Asisto a una reunión entre la gente del barrio y los Ministros de Salud y Seguridad de la Provincia de Buenos Aires, que en sus primera semanas en el cargo se han acercado para escuchar, para conocer de cerca los problemas. Me sorprender ver que la mayoría de quienes se congregan en la maltrecha escuela local son mujeres.

“No tenemos hombres, ¿no ves? Todo lo hacemos las madres. ¿Por qué no hay padres contra el paco? Cuando el hijo sale torcido, el padre se desentiende. Le dice a la madre: Es tu hijo, tenés que hacerte cargo. Pero si el hijo le sale bueno, si estudia y es bueno, entonces sí es su hijo”, me dice Isabel.
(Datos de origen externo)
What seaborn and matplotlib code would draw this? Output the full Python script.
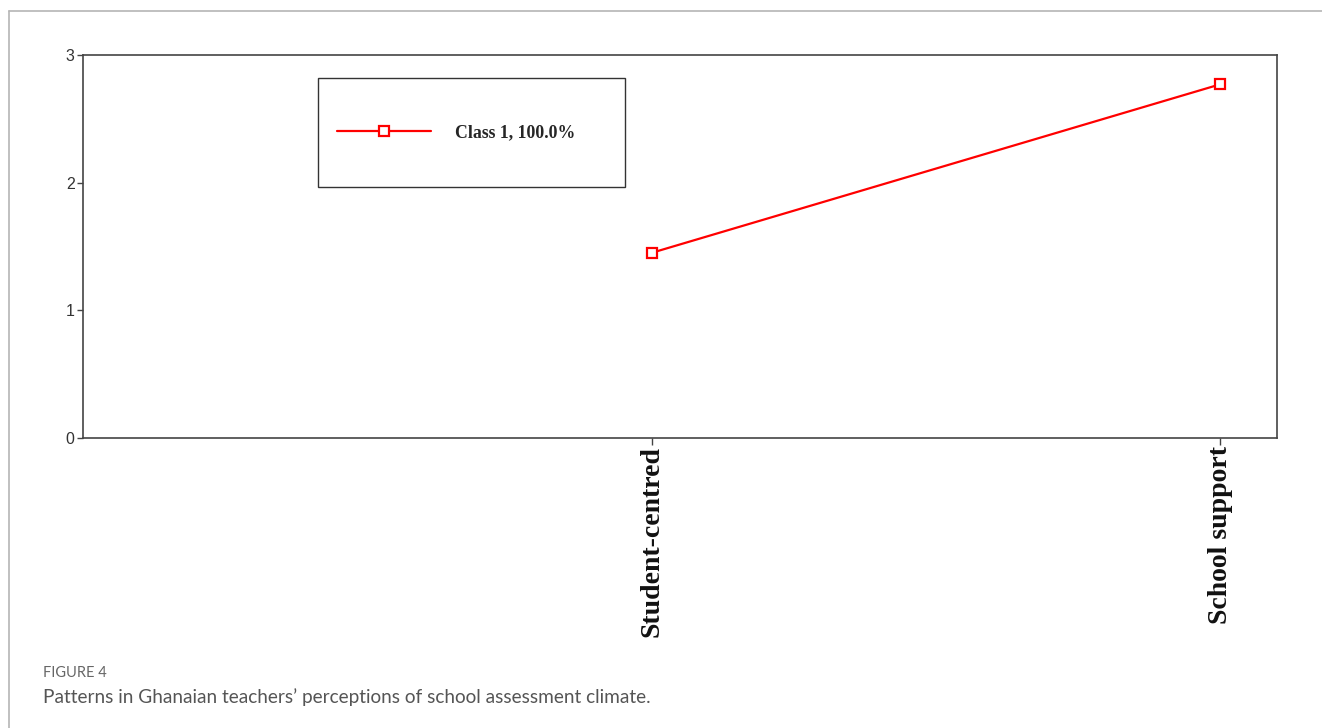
import matplotlib
matplotlib.use("Agg")
import matplotlib.pyplot as plt
from matplotlib.lines import Line2D
from matplotlib.patches import Rectangle
import seaborn as sns
import pandas as pd

# ---- data ----
categories = ["Student-centred", "School support"]
class1_values = [1.45, 2.77]
series_label = "Class 1, 100.0%"
y_ticks = [0, 1, 2, 3]

sns.set_theme(style="white")
plt.rcParams['font.family'] = ['Liberation Sans', 'DejaVu Sans']

df = pd.DataFrame({"category": categories, "value": class1_values})

fig = plt.figure(figsize=(13.22, 7.28), dpi=100)
ax = fig.add_axes([0.0628, 0.3984, 0.9032, 0.5261])

sns.lineplot(data=df, x="category", y="value", ax=ax, color="#ff0000",
             linewidth=1.6, marker="s", markersize=7.5, markerfacecolor="white",
             markeredgecolor="#ff0000", markeredgewidth=1.6, legend=False)

ax.set_xlim(-1, 1.1)
ax.set_ylim(0, 3)
ax.set_yticks(y_ticks)
ax.set_xlabel("")
ax.set_ylabel("")

for s in ax.spines.values():
    s.set_color("#444444")
    s.set_linewidth(1.2)
    s.set_visible(True)

ax.tick_params(axis="y", which="major", direction="out", length=4, width=1,
               color="#444444", labelsize=11.5, labelcolor="#333333", pad=2, left=True)
ax.tick_params(axis="x", which="major", direction="out", length=5, width=1,
               color="#444444", pad=1, bottom=True)
ax.set_xticks(range(len(categories)))
ax.set_xticklabels(categories, rotation=90, fontsize=20, fontweight="bold",
                   family=["Liberation Serif", "DejaVu Serif"], color="#111111",
                   va="top", ha="center")

# legend box
ax.add_patch(Rectangle((0.197, 0.655), 0.257, 0.285, transform=ax.transAxes,
                       fill=False, edgecolor="#333333", linewidth=1.0))
handle = Line2D([], [], color="#ff0000", linewidth=1.6, marker="s", markersize=7.5,
                markerfacecolor="white", markeredgecolor="#ff0000", markeredgewidth=1.6)
ax.legend([handle], [series_label], loc="center left",
          bbox_to_anchor=(0.2125, 0.7975), frameon=False, borderpad=0,
          borderaxespad=0, handlelength=5.3, handletextpad=1.35,
          prop={"family": "Liberation Serif", "weight": "bold", "size": 12.8})

# outer frame
fig.add_artist(Line2D([0.0068, 1.0], [0.9849, 0.9849], transform=fig.transFigure,
                      color="#b5b5b5", linewidth=1.2))
fig.add_artist(Line2D([0.0068, 0.0068], [0.0, 0.9849], transform=fig.transFigure,
                      color="#b5b5b5", linewidth=1.2))

# caption
fig.text(0.0325, 1 - 673 / 728, "FIGURE 4", family=["Lato", "DejaVu Sans"],
         fontsize=10.5, color="#666666", va="center", ha="left")
fig.text(0.0325, 1 - 697 / 728,
         "Patterns in Ghanaian teachers\u2019 perceptions of school assessment climate.",
         family=["Lato", "DejaVu Sans"], fontsize=13.7, color="#555555",
         va="center", ha="left")

fig.savefig("out.png", dpi=100)
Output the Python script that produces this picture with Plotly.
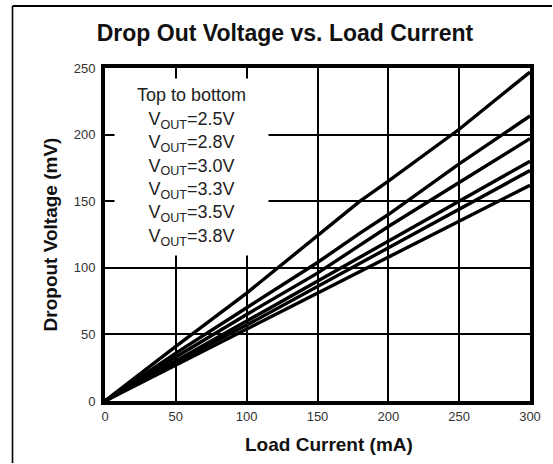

“Los padres también dicen: Yo no puedo perder el tiempo, tengo que trabajar”, señala Alicia.

Una esperanza

No sé si la encomiable labor de Isabel y Alicia, en condiciones ciertamente precarias, con mucha buena voluntad pero quizás sin la capacidad organizativa necesaria, podrá transformar la historia del paco en ese lugar miserable y olvidado que es Villalamadrid.

Lo que sí ha hecho es mandar una señal de esperanza, de otra clase de «aguante» frente a la adversidad (que tanta falta hace en Argentina). Se puede hacer algo, se puede luchar contra la pobreza, contra la sensación de derrota que parece imperar en el barrio.

Un mensaje indispensable para la sociedad si se tiene en cuenta que el último estudio sobre consumo de «paco» entre los jóvenes de Buenos Aires, señala que el 42% lo hace de forma habitual.

Quizás pueda servir de aliento a Mara, esa madre de veintipocos años que en frente a su caseta me dijo que sabía que sus hijos, que ahora tienen dos y cinco años, cuando sean grandes muy probablemente terminarían enganchados al paco.

“Es algo con lo que una vive, viste”, afirmó mientras sostenía a la pequeña en brazos.